Exactly, my husband used this feature to put a bit of charge back into earbuds. And it was a slow process (the slow pace being that of the electricity getting to the buds) but a fast drain with quite a bit of heat for the phone battery. It’s kind of nice to have in a pinch, which is why I won’t write it off as a useless gimmick. If the process is ever made much more efficient and battery technology advances significantly more than the status quo, then it will be a truly worthwhile feature to have. Right now, it could be seen as a liability for Apple.

Android users generally have a bit of a different mindset about these things and will say very little about such features when/if they fail. With an iPhone, both fans and foes are very vocal critics of every aspect and if a feature has as many obvious drawbacks as this one currently (no pun intended) has, it bears a much heavier negative weight to Apple’s reputation than it does for an Android phone manufacturer. Samsung is known and even held in affection for throwing things against the wall to see what sticks. One year it’s an iris scanner, another year it’s reverse wireless charging and in display Touch ID (huge pain in the tail, doesn’t work at all for many).

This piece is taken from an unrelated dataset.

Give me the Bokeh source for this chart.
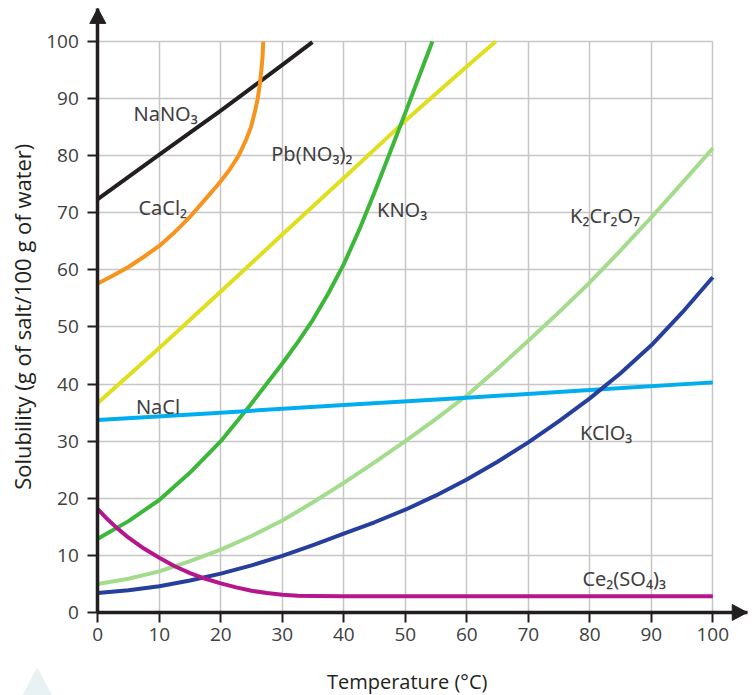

On the Android side of things there are lots of companies willing to try every new thing because they really don’t have much to lose. People know and expect some experimentation and some quirky features from time to time. Google implemented the Soli radar motion detection feature for only one model and unceremoniously dropped it, to a very modest reaction. Motorola has Moto Mods that ultimately failed to catch on. If Apple had introduced features that underwhelmed like that, the ridicule in the press would still be ringing in our ears. I’m still hearing ridicule for “unapologetically plastic iPhones” for crying out loud. Apple won’t introduce a feature until they have some assurance within their organization that the feature will enjoy popularity and longevity and work well on the first release, with a respectably rapid roadmap for refinement.

Edit: full disclosure, I also use Android phones because I do enjoy the experimental nature of the platform. I’m not knocking them. Just pointing out the differences.